Again Doctor Sorjonen was asked to evaluate. He explained further surgery might be an option, but with too-high odds of adverse consequences. He referred Silverwood to Jan Steiss, D.V.M., Ph.D., PT., a specialist in physical therapy with the Department of Biomedical Scientists of the College of Veterinary Medicine, Nursing and Allied Health of Tuskeegee University. Doctor Steiss explains her services to Silverwood:
Dr. Sorjonen requested physical therapy for Silverwood after he determined that surgery was not the best course of action at the time. My goal in the rehabilitation program was to strengthen Silverwood’s back muscles but at the same time avoid harmful movement of his spine at the fracture site. If Silverwood had been a person, he probably would have been fitted with a custom back brace. However, this is not practical in dogs.

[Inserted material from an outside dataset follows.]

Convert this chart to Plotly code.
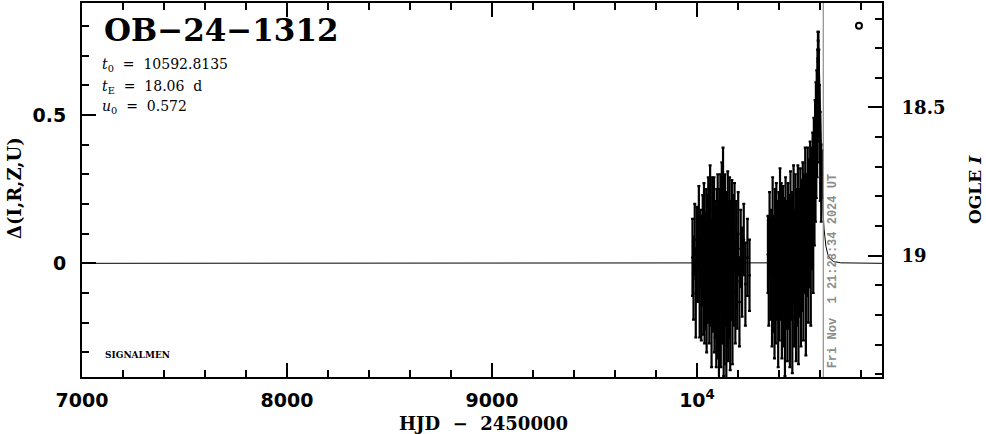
import plotly.graph_objects as go

# ---------------- data ----------------
season1_t = [9978, 9983, 9989, 9994, 10000, 10004, 10009, 10013, 10017, 10021, 10025, 10028, 10031, 10034, 10037,
             10040, 10042, 10045, 10047, 10050, 10052, 10055, 10057, 10060, 10062, 10064, 10067, 10069, 10071, 10074,
             10076, 10078, 10080, 10083, 10085, 10087, 10089, 10092, 10094, 10096, 10098, 10101, 10103, 10105, 10107,
             10110, 10112, 10114, 10116, 10119, 10121, 10123, 10125, 10127, 10130, 10132, 10134, 10136, 10139, 10141,
             10143, 10145, 10148, 10150, 10152, 10155, 10157, 10159, 10162, 10164, 10167, 10170, 10173, 10176, 10179,
             10183, 10187, 10191, 10196, 10201, 10207, 10213, 10220, 10228, 10236, 10246, 10256]
season1_d = [0.02, -0.05, 0.08, -0.10, 0.03, -0.02, 0.12, -0.08, 0.05, -0.14, 0.01, 0.09, -0.06, 0.15, -0.11,
             0.04, -0.03, 0.10, -0.16, 0.06, -0.07, 0.13, 0.00, -0.12, 0.08, 0.18, -0.04, 0.02, -0.19, 0.11,
             -0.09, 0.05, -0.01, 0.14, -0.13, 0.07, -0.06, 0.03, -0.17, 0.10, -0.02, 0.16, -0.10, 0.04, -0.21,
             0.09, -0.05, 0.12, -0.14, 0.01, 0.19, -0.08, 0.06, 0.20, -0.18, 0.03, -0.11, 0.13, -0.03, 0.08,
             -0.20, 0.05, -0.07, 0.15, -0.15, 0.02, -0.09, 0.11, -0.12, 0.04, -0.04, 0.09, -0.16, 0.07, -0.01,
             0.12, -0.10, 0.03, -0.06, 0.10, -0.13, 0.05, -0.03, 0.08, -0.07, 0.02, -0.04]
season1_e = [0.13, 0.14, 0.12, 0.15, 0.16, 0.11, 0.14, 0.17, 0.13, 0.12, 0.15, 0.14, 0.18, 0.12, 0.16,
             0.13, 0.19, 0.15, 0.14, 0.17, 0.13, 0.16, 0.20, 0.15, 0.14, 0.15, 0.17, 0.13, 0.16, 0.18,
             0.14, 0.16, 0.21, 0.15, 0.17, 0.14, 0.19, 0.16, 0.18, 0.15, 0.20, 0.14, 0.22, 0.17, 0.18,
             0.16, 0.15, 0.18, 0.21, 0.17, 0.15, 0.19, 0.16, 0.19, 0.20, 0.15, 0.23, 0.17, 0.18, 0.16,
             0.19, 0.17, 0.21, 0.16, 0.18, 0.19, 0.16, 0.18, 0.24, 0.17, 0.15, 0.19, 0.18, 0.16, 0.20,
             0.15, 0.17, 0.18, 0.16, 0.14, 0.15, 0.13, 0.15, 0.12, 0.14, 0.13, 0.12]

season2_t = [10346, 10350, 10354, 10358, 10362, 10366, 10369, 10372, 10375, 10378, 10381, 10384, 10387, 10390, 10393,
             10396, 10399, 10402, 10405, 10408, 10411, 10414, 10417, 10420, 10423, 10426, 10429, 10432, 10435, 10438,
             10441, 10444, 10447, 10450, 10453, 10456, 10459, 10462, 10465, 10468, 10471, 10474, 10477, 10480, 10483,
             10486, 10489, 10492, 10495, 10498, 10501, 10504, 10507, 10510, 10513, 10516, 10519, 10522, 10525, 10528,
             10531, 10534, 10537, 10540, 10543, 10546, 10549, 10552, 10555, 10558, 10561, 10564, 10567, 10570, 10573,
             10576, 10578, 10580, 10582, 10584, 10586, 10588, 10589, 10590, 10591, 10592, 10594, 10597, 10601, 10606,
             10610]
season2_d = [0.03, -0.06, 0.10, -0.02, 0.06, -0.12, 0.14, -0.05, 0.02, -0.15, 0.09, -0.08, 0.12, -0.01, 0.07,
             -0.18, 0.04, -0.10, 0.15, -0.04, 0.08, -0.14, 0.01, 0.11, -0.07, 0.05, -0.20, 0.13, -0.03, 0.06,
             -0.11, 0.10, -0.06, 0.03, -0.16, 0.14, -0.01, 0.08, -0.13, 0.05, 0.16, -0.08, 0.02, 0.11, -0.12,
             0.07, -0.04, 0.13, -0.09, 0.09, 0.01, 0.15, -0.06, 0.10, 0.04, 0.18, -0.02, 0.12, 0.07, 0.20,
             -0.05, 0.14, 0.09, 0.22, 0.03, 0.17, 0.11, 0.25, 0.06, 0.21, 0.15, 0.29, 0.12, 0.33, 0.24,
             0.40, 0.31, 0.47, 0.38, 0.52, 0.44, 0.60, 0.55, 0.68, 0.62, 0.66, 0.58, 0.47, 0.36, 0.27,
             0.30]
season2_e = [0.13, 0.15, 0.14, 0.17, 0.12, 0.16, 0.15, 0.18, 0.14, 0.17, 0.16, 0.19, 0.15, 0.18, 0.14,
             0.17, 0.20, 0.16, 0.17, 0.15, 0.19, 0.18, 0.16, 0.15, 0.21, 0.17, 0.18, 0.16, 0.19, 0.15,
             0.22, 0.17, 0.16, 0.20, 0.19, 0.17, 0.18, 0.16, 0.24, 0.18, 0.17, 0.20, 0.16, 0.19, 0.21,
             0.18, 0.17, 0.20, 0.25, 0.16, 0.19, 0.17, 0.22, 0.18, 0.20, 0.16, 0.24, 0.18, 0.17, 0.19,
             0.26, 0.16, 0.20, 0.17, 0.23, 0.18, 0.19, 0.16, 0.27, 0.18, 0.17, 0.15, 0.22, 0.16, 0.18,
             0.15, 0.17, 0.14, 0.16, 0.13, 0.15, 0.12, 0.14, 0.10, 0.13, 0.12, 0.14, 0.13, 0.15, 0.13,
             0.08]

model_t = [7000, 10400, 10484.4, 10520.6, 10538.6, 10547.65, 10556.7, 10565.7, 10570.2, 10574.7, 10579.3,
           10583.8, 10588.3, 10592.8, 10597.3, 10601.8, 10606.3, 10610.9, 10615.4, 10619.9, 10628.9,
           10637.95, 10647.0, 10665.0, 10701.2, 10902]
model_d = [0, 0, 0.0016, 0.0064, 0.0172, 0.0304, 0.0572, 0.115, 0.1667, 0.243, 0.354,
           0.502, 0.655, 0.729, 0.655, 0.502, 0.354, 0.243, 0.1667, 0.115, 0.0572,
           0.0304, 0.0172, 0.0064, 0.0016, 0]

marker_t = [10790]
marker_d = [0.80]

now_t = 10616
x_ticks = [7000, 8000, 9000, 10000]
x_ticktext = ["7000", "8000", "9000", "10<sup>4</sup>"]
y_ticks = [0, 0.5]
y_ticktext = ["0", "0.5"]
i_ticks = [18.5, 19]
i_ticktext = ["18.5", "19"]

title_txt = "OB\u221224\u22121312"
SP = "\u00a0"
param_lines = ["<i>t</i><sub>0</sub>" + SP * 2 + "=" + SP * 2 + "10592.8135",
               "<i>t</i><sub>E</sub>" + SP * 2 + "=" + SP * 2 + "18.06" + SP * 2 + "d",
               "<i>u</i><sub>0</sub>" + SP * 2 + "=" + SP * 2 + "0.572"]
date_txt = "Fri Nov" + SP * 2 + "1 21:28:34 2024 UT"

# ---------------- layout geometry ----------------
W, H = 986, 434
L, R, T, B = 82, 882, 1, 377
XR = [7000, 10902.4]
YR = [-0.383, 0.877]
IR = [19.409, 18.1477]

def pxx(X):
    return (X - L) / (R - L)

def pxy(Y):
    return (B - Y) / (B - T)

fig = go.Figure()

err_style = dict(type="data", visible=True, thickness=2.2, width=1.5, color="black")
for tt, dd, ee in [(season1_t, season1_d, season1_e), (season2_t, season2_d, season2_e)]:
    fig.add_trace(go.Scatter(x=tt, y=dd, mode="markers",
                             marker=dict(color="black", size=3),
                             error_y=dict(array=ee, **err_style),
                             showlegend=False, hoverinfo="skip"))

fig.add_trace(go.Scatter(x=model_t, y=model_d, mode="lines",
                         line=dict(color="black", width=1), showlegend=False, hoverinfo="skip"))

fig.add_trace(go.Scatter(x=marker_t, y=marker_d, mode="markers",
                         marker=dict(symbol="circle-open", color="black", size=6, line=dict(width=2)),
                         showlegend=False, hoverinfo="skip"))

# invisible trace on right axis so it renders
fig.add_trace(go.Scatter(x=[7000], y=[19], yaxis="y2", mode="markers",
                         marker=dict(opacity=0), showlegend=False, hoverinfo="skip"))

fig.update_layout(
    width=W, height=H,
    margin=dict(l=L, r=W - R, t=T, b=H - B, pad=0),
    plot_bgcolor="white", paper_bgcolor="white",
    xaxis=dict(range=XR, tickvals=x_ticks, ticktext=x_ticktext, ticks="inside", ticklen=14,
               tickwidth=1.5, tickcolor="black", showline=True, linewidth=2, linecolor="black",
               mirror="ticks", showgrid=False, zeroline=False,
               tickfont=dict(family="DejaVu Sans", size=19, color="black", weight="bold"),
               ticklabelstandoff=5,
               minor=dict(dtick=200, tick0=7000, ticks="inside", ticklen=7, tickwidth=1.5, tickcolor="black", showgrid=False)),
    yaxis=dict(range=YR, tickvals=y_ticks, ticktext=y_ticktext, ticks="inside", ticklen=14,
               tickwidth=1.5, tickcolor="black", showline=True, linewidth=2, linecolor="black",
               showgrid=False, zeroline=False,
               tickfont=dict(family="DejaVu Sans", size=19, color="black", weight="bold"),
               ticklabelstandoff=10,
               minor=dict(dtick=0.1, tick0=0, ticks="inside", ticklen=7, tickwidth=1.5, tickcolor="black", showgrid=False)),
    yaxis2=dict(range=IR, overlaying="y", side="right", tickvals=i_ticks, ticktext=i_ticktext,
                ticks="inside", ticklen=14, tickwidth=1.5, tickcolor="black", showline=True, linewidth=2,
                linecolor="black", showgrid=False, zeroline=False,
                tickfont=dict(family="DejaVu Serif", size=18, color="black", weight="bold"),
                ticklabelstandoff=14,
                minor=dict(dtick=0.1, tick0=18, ticks="inside", ticklen=7, tickwidth=1.5, tickcolor="black", showgrid=False)),
)

fig.add_shape(type="line", xref="x", yref="paper", x0=now_t, x1=now_t, y0=0, y1=1,
              line=dict(color="#8c8c8c", width=1.2), layer="above")

ann = []
ann.append(dict(text=title_txt, xref="paper", yref="paper", x=pxx(102), y=pxy(28), xanchor="left", yanchor="middle",
                showarrow=False, font=dict(family="DejaVu Serif", size=31, color="black", weight="bold")))
for i, (s, yy) in enumerate(zip(param_lines, [63, 85, 106])):
    ann.append(dict(text=s, xref="paper", yref="paper", x=pxx(100), y=pxy(yy), xanchor="left", yanchor="middle",
                    showarrow=False, font=dict(family="DejaVu Serif", size=14, color="black")))
ann.append(dict(text="SIGNALMEN", xref="paper", yref="paper", x=pxx(103), y=pxy(355), xanchor="left", yanchor="middle",
                showarrow=False, font=dict(family="DejaVu Serif", size=9, color="black", weight="bold")))
ann.append(dict(text=date_txt, xref="x", yref="paper", x=now_t, y=pxy(370), xanchor="left", yanchor="bottom",
                xshift=1, textangle=-90, showarrow=False,
                font=dict(family="Liberation Mono", size=12, color="#8c8c8c", weight="bold")))
ann.append(dict(text="\u0394(I,R,Z,U)", xref="paper", yref="paper", x=pxx(14), y=pxy(187), xanchor="center",
                yanchor="middle", textangle=-90, showarrow=False,
                font=dict(family="DejaVu Serif", size=18, color="black", weight="bold")))
ann.append(dict(text="OGLE <i>I</i>", xref="paper", yref="paper", x=pxx(975), y=pxy(189), xanchor="center",
                yanchor="middle", textangle=-90, showarrow=False,
                font=dict(family="DejaVu Serif", size=17, color="black", weight="bold")))
ann.append(dict(text="HJD" + SP * 2 + "\u2212" + SP * 2 + "2450000", xref="paper", yref="paper", x=pxx(483), y=pxy(424),
                xanchor="center", yanchor="middle", showarrow=False,
                font=dict(family="DejaVu Serif", size=18, color="black", weight="bold")))
fig.update_layout(annotations=ann)

fig.write_html("out.html", config={"displayModeBar": False},
               post_script="document.body.style.margin='0';document.body.style.padding='0';")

I designed a rehabilitation program based on isometric exercises. For example, while Silverwood was with us at the Animal Health Center, he was slowly walked on leash to the treatment room 2-3 times per day; after he stood quietly, we worked on shifting his weight from side to side for 10-20 repetitions. Silverwood was set home with instructions to repeat the isometric exercises twice per day, to kennel him alone, to avoid situations where he would be twisting or turning his spine, and to leash walk him very slowly on level ground for short distances. The distances would gradually be increased as he improved.
For more on Silverwood, here is Barbara Teare’s telephone interview with Robin Gates published in the 2002 Fall issue of Field Trial Magazine: Barbara Teare FTM_Robin Gates_ Silverwood
Retired from competition after his extraordinary last season, “Big” lived to a ripe old age. He died January 4, 2008 and was elected to the Field Trial Hall of Fame the very same year.